**Work to be completed**
Copy the first line of the entries below and every line after it through the line containing "import plotly.graph_objects as go". Do not include pictures.

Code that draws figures
************

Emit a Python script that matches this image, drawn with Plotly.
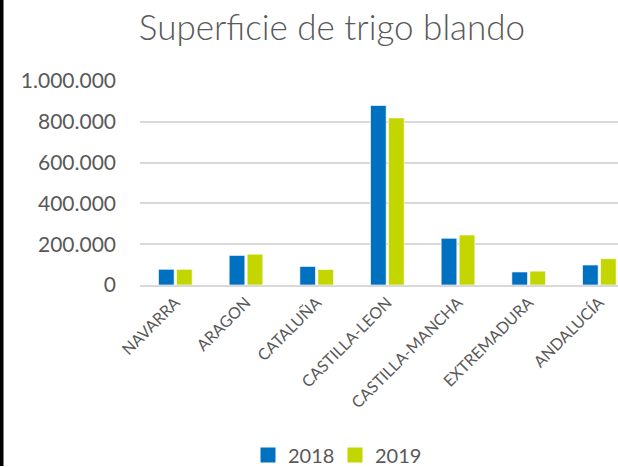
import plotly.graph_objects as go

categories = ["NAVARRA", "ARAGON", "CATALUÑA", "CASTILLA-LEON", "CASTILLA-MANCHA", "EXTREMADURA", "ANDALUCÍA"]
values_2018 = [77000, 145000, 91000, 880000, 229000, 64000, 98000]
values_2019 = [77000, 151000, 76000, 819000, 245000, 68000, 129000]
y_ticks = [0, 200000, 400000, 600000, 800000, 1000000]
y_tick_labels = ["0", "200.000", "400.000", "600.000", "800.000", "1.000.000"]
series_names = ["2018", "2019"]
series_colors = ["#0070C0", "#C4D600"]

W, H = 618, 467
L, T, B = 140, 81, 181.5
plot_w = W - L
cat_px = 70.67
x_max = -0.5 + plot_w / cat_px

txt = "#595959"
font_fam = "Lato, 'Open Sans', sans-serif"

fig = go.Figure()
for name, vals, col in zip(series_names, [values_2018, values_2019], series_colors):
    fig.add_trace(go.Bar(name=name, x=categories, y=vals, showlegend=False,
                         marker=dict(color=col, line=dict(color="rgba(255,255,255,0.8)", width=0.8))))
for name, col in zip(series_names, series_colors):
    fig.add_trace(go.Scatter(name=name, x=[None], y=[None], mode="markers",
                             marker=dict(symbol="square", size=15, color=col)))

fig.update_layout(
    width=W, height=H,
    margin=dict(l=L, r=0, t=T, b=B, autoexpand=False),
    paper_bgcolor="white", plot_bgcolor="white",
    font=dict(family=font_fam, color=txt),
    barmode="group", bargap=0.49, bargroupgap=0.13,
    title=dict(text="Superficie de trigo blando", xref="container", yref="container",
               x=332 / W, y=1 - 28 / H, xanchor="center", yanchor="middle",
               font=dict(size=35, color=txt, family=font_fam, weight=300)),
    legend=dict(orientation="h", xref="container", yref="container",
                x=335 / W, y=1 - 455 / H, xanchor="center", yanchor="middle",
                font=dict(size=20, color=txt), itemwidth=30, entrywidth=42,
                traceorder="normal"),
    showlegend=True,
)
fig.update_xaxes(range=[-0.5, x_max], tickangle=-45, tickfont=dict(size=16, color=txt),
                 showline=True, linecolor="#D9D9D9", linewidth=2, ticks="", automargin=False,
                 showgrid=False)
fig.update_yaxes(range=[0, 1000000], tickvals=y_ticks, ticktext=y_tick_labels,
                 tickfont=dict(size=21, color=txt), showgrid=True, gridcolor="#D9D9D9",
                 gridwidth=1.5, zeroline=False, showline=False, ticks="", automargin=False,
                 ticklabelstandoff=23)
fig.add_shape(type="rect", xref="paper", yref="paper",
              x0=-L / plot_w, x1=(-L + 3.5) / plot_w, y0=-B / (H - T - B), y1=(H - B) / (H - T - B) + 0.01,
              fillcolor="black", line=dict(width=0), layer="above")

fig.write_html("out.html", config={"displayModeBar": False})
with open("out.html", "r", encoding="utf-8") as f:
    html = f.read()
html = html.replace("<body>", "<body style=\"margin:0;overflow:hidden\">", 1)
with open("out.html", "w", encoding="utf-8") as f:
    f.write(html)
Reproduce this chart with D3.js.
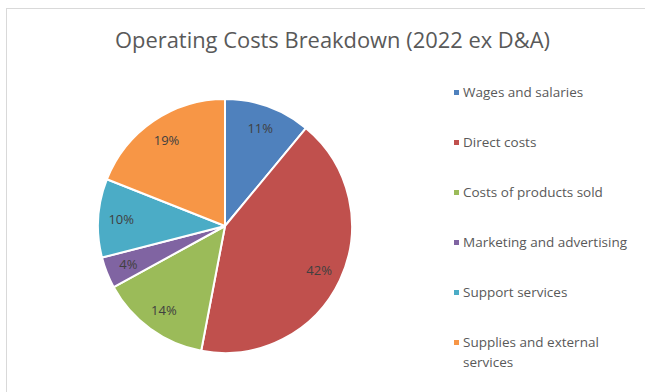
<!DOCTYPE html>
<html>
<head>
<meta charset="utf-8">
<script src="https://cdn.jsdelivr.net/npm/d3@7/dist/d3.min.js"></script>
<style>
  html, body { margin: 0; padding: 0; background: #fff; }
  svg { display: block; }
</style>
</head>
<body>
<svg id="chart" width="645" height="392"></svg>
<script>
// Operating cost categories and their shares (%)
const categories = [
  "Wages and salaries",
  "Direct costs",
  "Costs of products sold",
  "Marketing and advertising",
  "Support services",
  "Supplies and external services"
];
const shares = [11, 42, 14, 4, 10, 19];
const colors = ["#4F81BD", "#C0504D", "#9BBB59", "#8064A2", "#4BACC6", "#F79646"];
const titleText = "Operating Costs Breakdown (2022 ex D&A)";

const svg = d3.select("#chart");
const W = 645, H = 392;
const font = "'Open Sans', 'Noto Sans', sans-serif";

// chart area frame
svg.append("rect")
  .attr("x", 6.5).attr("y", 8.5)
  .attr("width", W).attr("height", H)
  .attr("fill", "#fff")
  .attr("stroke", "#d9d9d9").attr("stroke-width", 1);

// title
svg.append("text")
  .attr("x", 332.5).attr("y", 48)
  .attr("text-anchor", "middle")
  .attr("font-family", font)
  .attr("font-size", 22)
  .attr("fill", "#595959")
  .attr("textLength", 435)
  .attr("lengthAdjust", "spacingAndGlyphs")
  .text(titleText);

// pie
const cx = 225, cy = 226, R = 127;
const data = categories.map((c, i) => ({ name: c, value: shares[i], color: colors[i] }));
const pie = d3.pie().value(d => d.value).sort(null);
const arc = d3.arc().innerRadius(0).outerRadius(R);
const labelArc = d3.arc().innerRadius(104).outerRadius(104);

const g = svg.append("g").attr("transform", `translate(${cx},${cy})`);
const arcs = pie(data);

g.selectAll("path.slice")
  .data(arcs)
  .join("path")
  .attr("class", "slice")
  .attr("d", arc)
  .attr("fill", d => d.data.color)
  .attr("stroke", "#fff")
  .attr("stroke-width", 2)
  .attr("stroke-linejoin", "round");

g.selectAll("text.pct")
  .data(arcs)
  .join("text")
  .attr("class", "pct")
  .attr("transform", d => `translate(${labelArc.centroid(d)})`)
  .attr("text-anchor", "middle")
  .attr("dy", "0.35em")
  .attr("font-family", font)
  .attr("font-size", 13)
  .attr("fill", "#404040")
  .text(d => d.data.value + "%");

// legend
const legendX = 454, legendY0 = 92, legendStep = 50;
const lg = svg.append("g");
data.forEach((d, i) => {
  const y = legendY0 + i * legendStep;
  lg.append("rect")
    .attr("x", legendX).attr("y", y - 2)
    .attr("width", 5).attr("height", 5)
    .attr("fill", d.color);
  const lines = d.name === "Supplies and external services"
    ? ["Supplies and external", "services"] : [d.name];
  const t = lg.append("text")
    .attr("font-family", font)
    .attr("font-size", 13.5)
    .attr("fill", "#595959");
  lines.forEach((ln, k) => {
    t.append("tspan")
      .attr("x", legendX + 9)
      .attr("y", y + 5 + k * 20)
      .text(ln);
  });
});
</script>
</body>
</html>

************

**Task output**
Emit a Python script that matches this image, drawn with Plotly.
import plotly.graph_objects as go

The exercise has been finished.